— START Available data —

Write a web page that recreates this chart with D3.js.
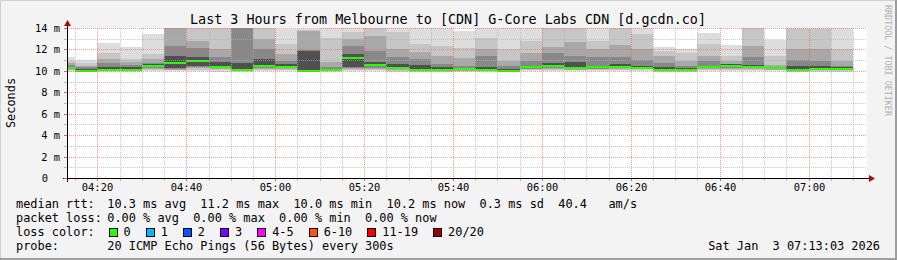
<!DOCTYPE html>
<html>
<head>
<meta charset="utf-8">
<script src="https://cdn.jsdelivr.net/npm/d3@7"></script>
<style>
body { margin: 0; background: #f3f3f3; }
text { font-family: "DejaVu Sans Mono", monospace; white-space: pre; }
</style>
</head>
<body>
<svg id="chart" width="897" height="260"></svg>
<script>
// 5 minute slots (start time), 20 pings each, values in ms
const slotStart = ["04:10","04:15","04:20","04:25","04:30","04:35","04:40","04:45","04:50","04:55",
                   "05:00","05:05","05:10","05:15","05:20","05:25","05:30","05:35","05:40","05:45",
                   "05:50","05:55","06:00","06:05","06:10","06:15","06:20","06:25","06:30","06:35",
                   "06:40","06:45","06:50","06:55","07:00","07:05"];

// sorted ping ranks
const ping01 = [9.90,9.85,9.85,9.85,9.95,9.95,10.00,9.90,9.85,9.95,9.95,9.85,9.85,10.00,9.95,9.90,9.85,9.85,
                9.85,9.85,9.85,9.95,10.00,9.95,9.95,10.00,9.95,9.85,9.85,10.00,9.95,10.00,9.95,9.85,9.90,9.90];
const ping03 = [10.05,9.92,9.95,9.95,10.08,10.05,10.10,10.05,9.95,10.08,10.08,9.92,9.95,10.10,10.10,10.03,9.93,9.93,
                9.95,9.95,9.92,10.05,10.10,10.05,10.05,10.08,10.05,9.93,9.93,10.08,10.05,10.08,10.05,9.93,10.02,10.02];
const ping05 = [10.12,9.96,10.00,10.00,10.18,10.12,10.25,10.15,10.00,10.20,10.16,9.96,10.02,10.18,10.20,10.10,9.99,9.99,
                10.02,10.02,9.96,10.15,10.20,10.12,10.15,10.16,10.13,9.99,9.99,10.16,10.20,10.16,10.12,9.99,10.10,10.10];
const ping07 = [10.17,9.99,10.04,10.04,10.28,10.18,10.38,10.25,10.04,10.30,10.25,9.99,10.06,10.25,10.30,10.15,10.03,10.02,
                10.07,10.06,9.98,10.22,10.30,10.18,10.22,10.24,10.18,10.03,10.03,10.23,10.30,10.23,10.18,10.04,10.15,10.15];
const ping09 = [10.21,10.00,10.07,10.07,10.38,10.25,10.50,10.32,10.07,10.40,10.33,10.00,10.09,10.33,10.42,10.20,10.06,10.05,
                10.11,10.09,10.00,10.30,10.38,10.23,10.28,10.30,10.22,10.07,10.07,10.28,10.40,10.28,10.22,10.09,10.18,10.18];
const pingMedian = [10.25,10.02,10.10,10.10,10.47,10.73,10.95,10.38,10.10,10.48,10.40,10.02,10.12,11.20,10.52,10.25,10.08,10.07,
                    10.15,10.12,10.02,10.35,10.45,10.27,10.33,10.35,10.26,10.10,10.10,10.33,10.50,10.33,10.25,10.12,10.20,10.20];
const ping12 = [10.40,10.20,10.39,10.39,10.60,11.40,11.26,10.79,10.70,11.10,10.63,11.90,10.20,11.57,10.85,10.65,10.57,10.33,
                10.30,10.40,10.20,10.50,10.75,10.79,10.50,10.60,10.50,10.35,10.25,10.50,10.60,10.55,10.32,10.50,10.45,10.35];
const ping14 = [10.55,10.33,10.70,10.54,10.75,12.35,12.13,11.26,14.20,12.04,10.95,11.95,10.40,12.35,11.88,11.26,11.10,10.64,
                10.50,11.40,10.50,10.95,11.70,11.41,11.26,11.30,11.00,10.70,10.50,10.95,10.65,11.30,10.40,11.00,10.90,10.50];
const ping16 = [10.75,10.48,11.10,10.79,11.10,14.10,12.80,12.04,14.80,12.97,11.57,13.70,10.79,12.97,13.30,12.04,11.72,11.41,
                11.20,12.00,10.95,11.70,12.20,12.66,12.04,12.40,12.05,11.40,10.95,11.40,10.95,12.30,10.55,12.00,12.00,10.95];
const ping18 = [10.95,10.70,11.66,11.10,11.57,14.50,14.05,14.05,15.50,14.05,12.50,13.85,13.10,13.60,14.05,13.60,12.50,12.35,
                12.10,13.10,12.00,12.80,14.00,14.10,12.80,14.05,13.40,11.90,11.70,12.50,11.40,14.10,11.35,13.90,13.90,12.00];
const ping20 = [11.26,11.00,12.60,12.25,13.44,15.00,14.30,14.30,16.00,14.30,13.90,13.90,14.00,14.00,14.20,14.00,14.00,14.00,
                13.70,14.00,14.00,14.00,14.30,14.30,14.00,14.20,14.00,12.20,12.05,13.50,12.44,14.50,12.88,14.30,14.10,14.00];

const yTicks = [0, 2, 4, 6, 8, 10, 12, 14];
const lossLabels = ["0", "1", "2", "3", "4-5", "6-10", "11-19", "20/20"];
const lossColors = ["#26ff00", "#00b8ff", "#0059ff", "#7e00ff", "#ff00ff", "#ff5500", "#ff0000", "#a10000"];

const statsRtt = "10.3 ms avg  11.2 ms max  10.0 ms min  10.2 ms now  0.3 ms sd  40.4   am/s";
const statsLoss = "0.00 % avg  0.00 % max  0.00 % min  0.00 % now";
const probeText = "20 ICMP Echo Pings (56 Bytes) every 300s";
const stampText = "Sat Jan  3 07:13:03 2026";
const titleText = "Last 3 Hours from Melbourne to [CDN] G-Core Labs CDN [d.gcdn.co]";

const svg = d3.select("#chart");
const W = 897, H = 260;
const margin = { left: 67, top: 28, width: 800, height: 150 };
const plotRight = margin.left + margin.width;
const plotBottom = margin.top + margin.height;

const parseT = t => {
    const [h, m] = t.split(":").map(Number);
    return new Date(2026, 0, 3, h, m, 0);
};
const tEnd = new Date(2026, 0, 3, 7, 13, 3);
const tStart = new Date(tEnd.getTime() - 3 * 3600 * 1000);

const x = d3.scaleTime().domain([tStart, tEnd]).range([margin.left, plotRight]);
const y = d3.scaleLinear().domain([0, 14]).range([plotBottom, margin.top]);
const xi = t => Math.floor(x(t));
const yi = v => Math.round(y(v));

// background + frame
svg.append("rect").attr("width", W).attr("height", H).attr("fill", "#f3f3f3");
svg.append("rect").attr("x", 0).attr("y", 0).attr("width", W).attr("height", 1).attr("fill", "#cfcfcf");
svg.append("rect").attr("x", 0).attr("y", 0).attr("width", 1).attr("height", H).attr("fill", "#cfcfcf");
svg.append("rect").attr("x", 0).attr("y", H - 2).attr("width", W).attr("height", 2).attr("fill", "#9e9e9e");
svg.append("rect").attr("x", W - 2).attr("y", 0).attr("width", 2).attr("height", H).attr("fill", "#9e9e9e");

svg.append("rect")
    .attr("x", margin.left).attr("y", margin.top)
    .attr("width", margin.width).attr("height", margin.height)
    .attr("fill", "#ffffff");

svg.append("clipPath").attr("id", "plotclip")
    .append("rect")
    .attr("x", margin.left).attr("y", margin.top)
    .attr("width", margin.width).attr("height", margin.height);

const plot = svg.append("g").attr("clip-path", "url(#plotclip)");

// smoke: outer pair lightest, inner pairs darker
const bands = [
    [ping01, ping20, "#dddddd"],
    [ping03, ping18, "#c6c6c6"],
    [ping05, ping16, "#a8a8a8"],
    [ping07, ping14, "#888888"],
    [ping09, ping12, "#505050"]
];

const slots = slotStart.map((s, i) => {
    const t0 = parseT(s);
    return { i: i, t0: t0, t1: d3.timeMinute.offset(t0, 5) };
});

bands.forEach(([lo, hi, col]) => {
    plot.append("g").selectAll("rect")
        .data(slots)
        .join("rect")
        .attr("x", d => xi(d.t0))
        .attr("width", d => xi(d.t1) - xi(d.t0))
        .attr("y", d => y(hi[d.i]))
        .attr("height", d => y(lo[d.i]) - y(hi[d.i]))
        .attr("fill", col)
        .attr("shape-rendering", "crispEdges");
});

// median, coloured by loss (0 everywhere)
plot.append("g").selectAll("rect")
    .data(slots)
    .join("rect")
    .attr("x", d => xi(d.t0))
    .attr("width", d => xi(d.t1) - xi(d.t0))
    .attr("y", d => y(pingMedian[d.i]) - 1)
    .attr("height", 2)
    .attr("fill", lossColors[0])
    .attr("shape-rendering", "crispEdges");

// grid, dotted, drawn over the smoke: one 1x1 dot every 2px
const grid = svg.append("g").attr("shape-rendering", "crispEdges");
const minorX = d3.timeMinute.every(5).range(tStart, tEnd);
const isMajorX = t => t.getMinutes() % 20 === 0;
const majorX = minorX.filter(isMajorX);
const minorCol = "rgba(175,175,175,0.7)";
const majorCol = "rgba(230,90,90,0.6)";

const vdots = d3.range(margin.top, plotBottom, 2);
const hdots = d3.range(margin.left, plotRight, 2);
const vline = (t, col) => grid.append("g").selectAll("rect")
    .data(vdots).join("rect")
    .attr("x", xi(t)).attr("y", d => d)
    .attr("width", 1).attr("height", 1).attr("fill", col);
const hline = (v, col) => grid.append("g").selectAll("rect")
    .data(hdots).join("rect")
    .attr("x", d => d).attr("y", yi(v))
    .attr("width", 1).attr("height", 1).attr("fill", col);

minorX.filter(t => !isMajorX(t)).forEach(t => vline(t, minorCol));
d3.range(1, 14, 2).forEach(v => hline(v, minorCol));
majorX.forEach(t => vline(t, majorCol));
yTicks.filter(v => v > 0).forEach(v => hline(v, majorCol));

// axes
const axes = svg.append("g").attr("shape-rendering", "crispEdges");
axes.append("line")
    .attr("x1", 63).attr("x2", plotRight + 2)
    .attr("y1", plotBottom + 0.5).attr("y2", plotBottom + 0.5)
    .attr("stroke", "#000");
axes.append("line")
    .attr("x1", margin.left + 0.5).attr("x2", margin.left + 0.5)
    .attr("y1", plotBottom + 4).attr("y2", margin.top - 4)
    .attr("stroke", "#000");

minorX.forEach(t => axes.append("line")
    .attr("x1", xi(t) + 0.5).attr("x2", xi(t) + 0.5)
    .attr("y1", plotBottom + 1).attr("y2", plotBottom + 3)
    .attr("stroke", isMajorX(t) ? "#e06060" : "#bbbbbb"));

d3.range(0, 15).forEach(v => axes.append("line")
    .attr("x1", margin.left - 3).attr("x2", margin.left)
    .attr("y1", yi(v) + 0.5).attr("y2", yi(v) + 0.5)
    .attr("stroke", v % 2 === 0 ? "#e06060" : "#bbbbbb"));

svg.append("path")
    .attr("d", `M${plotRight + 2},${plotBottom - 3} L${plotRight + 8},${plotBottom + 0.5} L${plotRight + 2},${plotBottom + 4} Z`)
    .attr("fill", "#a01010");
svg.append("path")
    .attr("d", `M${margin.left - 3},${margin.top - 2} L${margin.left + 0.5},${margin.top - 8} L${margin.left + 4},${margin.top - 2} Z`)
    .attr("fill", "#a01010");

// axis labels
const fmt = d3.timeFormat("%H:%M");
svg.append("g").selectAll("text")
    .data(majorX)
    .join("text")
    .attr("x", d => xi(d) + 0.5)
    .attr("y", 191)
    .attr("text-anchor", "middle")
    .attr("font-size", 10.4)
    .attr("fill", "#000")
    .text(d => fmt(d));

svg.append("g").selectAll("text")
    .data(yTicks)
    .join("text")
    .attr("x", d => d === 0 ? 48 : 60)
    .attr("y", d => y(d) + 4)
    .attr("text-anchor", "end")
    .attr("font-size", 10.4)
    .attr("fill", "#000")
    .text(d => d === 0 ? "0" : d + " m");

svg.append("text")
    .attr("transform", "translate(15,103) rotate(-90)")
    .attr("text-anchor", "middle")
    .attr("font-size", 11.9)
    .text("Seconds");

svg.append("text")
    .attr("transform", "translate(885,5) rotate(90)")
    .attr("font-size", 8.4)
    .attr("fill", "#b0b0b0")
    .text("RRDTOOL / TOBI OETIKER");

svg.append("text")
    .attr("x", 448).attr("y", 24)
    .attr("text-anchor", "middle")
    .attr("font-size", 13.4)
    .text(titleText);

// legend
const lx = 16, vx = 107.3, fs = 11.9;
const legend = svg.append("g").attr("font-size", fs).attr("fill", "#000");
const row = (label, value, yy) => {
    legend.append("text").attr("x", lx).attr("y", yy).text(label);
    if (value) legend.append("text").attr("x", vx).attr("y", yy).text(value);
};
row("median rtt:", statsRtt, 208.3);
row("packet loss:", statsLoss, 222.2);
row("loss color:", null, 236.1);
row("probe:", probeText, 250);
legend.append("text").attr("x", 880).attr("y", 250).attr("text-anchor", "end").text(stampText);

const cw = fs * 0.602;
let bx = 108.5;
lossLabels.forEach((lab, i) => {
    legend.append("rect")
        .attr("x", bx + 0.5).attr("y", 228.5)
        .attr("width", 8).attr("height", 8)
        .attr("fill", lossColors[i])
        .attr("stroke", "#000")
        .attr("shape-rendering", "crispEdges");
    legend.append("text").attr("x", bx + 15).attr("y", 236.1).text(lab);
    bx = bx + 15 + lab.length * cw + 15;
});
</script>
</body>
</html>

— END Available data —

## Aim
In the listing, find every line with the word "chart" and state how many there are, nothing more.

## Solution to this task
3